The Productivity Commission has just dropped the first of five big reform reports, and it’s calling for a shake-up of Australia’s company tax system and regulation burden. The goal? To give small and mid-sized businesses more breathing room to grow, invest and get back to doing what they do best: building the economy.

A tax cut with cut-through
The draft proposal suggests a major drop in the company tax rate, down to just 20 per cent for businesses with revenue under $1 billion. That’s a big shift from the current setup, where businesses earning under $50 million are taxed at 25 per cent, and those above that threshold cop a 30 per cent hit.
The move could benefit over 1.2 million small companies around the country, potentially unlocking an extra $8 billion in investment and boosting the nation’s economic output by $14 billion. And the Productivity Commission says it won’t cost the Budget a cent in the medium term.

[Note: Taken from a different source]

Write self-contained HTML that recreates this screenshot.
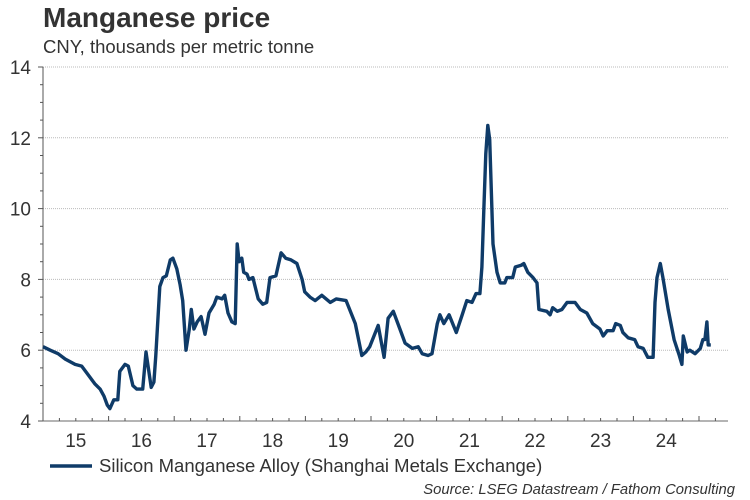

Deputy Chair of the Productivity Commission, Dr Alex Robson says the move is needed to ensure future prosperity.
“If we don’t get our economy moving again, today’s children could be the first generation to not be better off than their parents,” says Robson
A new 5 per cent cashflow tax
The Commission’s also throwing a new idea into the mix: a 5 per cent net cashflow tax that allows businesses to instantly deduct the full cost of investments. Think tech upgrades, tools of the trade or new premises.

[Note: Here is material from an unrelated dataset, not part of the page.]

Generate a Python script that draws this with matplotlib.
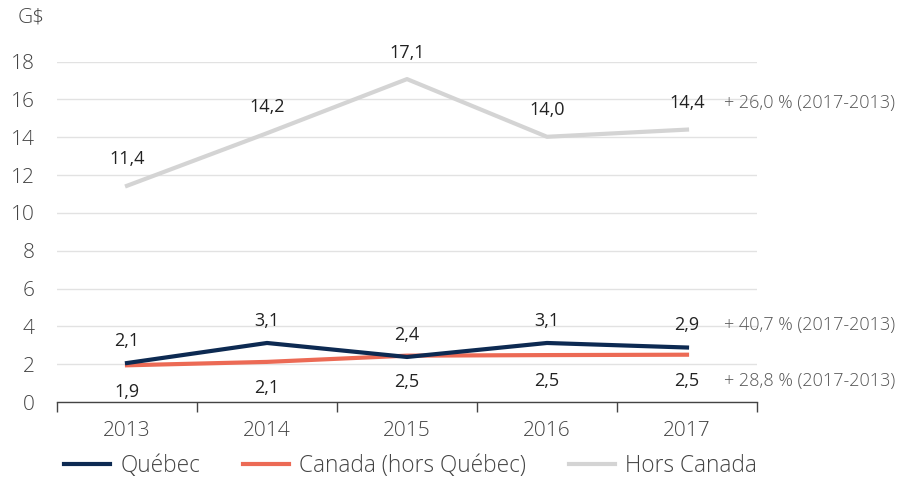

This could be a game-changer, especially for newer businesses or those trying to scale up fast. Instead of waiting years to slowly claim depreciation, you get the tax break now, right when you need the cashflow boost most.
It also levels the playing field. Larger, asset-heavy companies making passive profits off existing capital might end up paying more under this model, while growing businesses putting cash back into expansion get a leg up.
Red tape: still the great Aussie handbrake
Beyond tax, the Commission’s sounding the alarm on Australia’s growing “regulation nation” status. From windfarms taking nine years to get approval in NSW to Brisbane cafes needing 31 steps to open their doors, the message is: we’re drowning in paperwork.
“Regulation is important, but over-regulation is a handbrake on growth,” said Commissioner Sterland.
“We need government to cut through the thickets of regulation that are slowing us down.”
Their suggestion? Make growth a priority when writing new rules, hold regulators to account, and empower an independent commissioner to scrutinise the impact of red tape before it’s unleashed.
What does the Treasurer think?
Treasurer Jim Chalmers has welcomed the report, saying it’ll help shape discussions at his upcoming economic reform roundtable in late August. The roundtable, featuring a mix of economists, unions and business leaders, will put tax, productivity, regulation and spending under the microscope.
Chalmers has promised any reform needs to be budget-neutral or better. So don’t expect freewheeling spending. But the appetite for meaningful tax reform seems to be growing.
For now, the Productivity Commission is taking submissions on its draft proposals, so if you’ve got strong feelings about tax rates or the pain of permits, this is your chance to have a say.
The impact on small business
If you’re a small or growing business, these proposed changes could free up cash to invest in your future. Lower tax rates and streamlined regulation could make a real-world difference. While we’ve heard plenty of talk about productivity over the years, this feels like a shift toward practical, founder-friendly action. Let’s hope the policymakers are listening.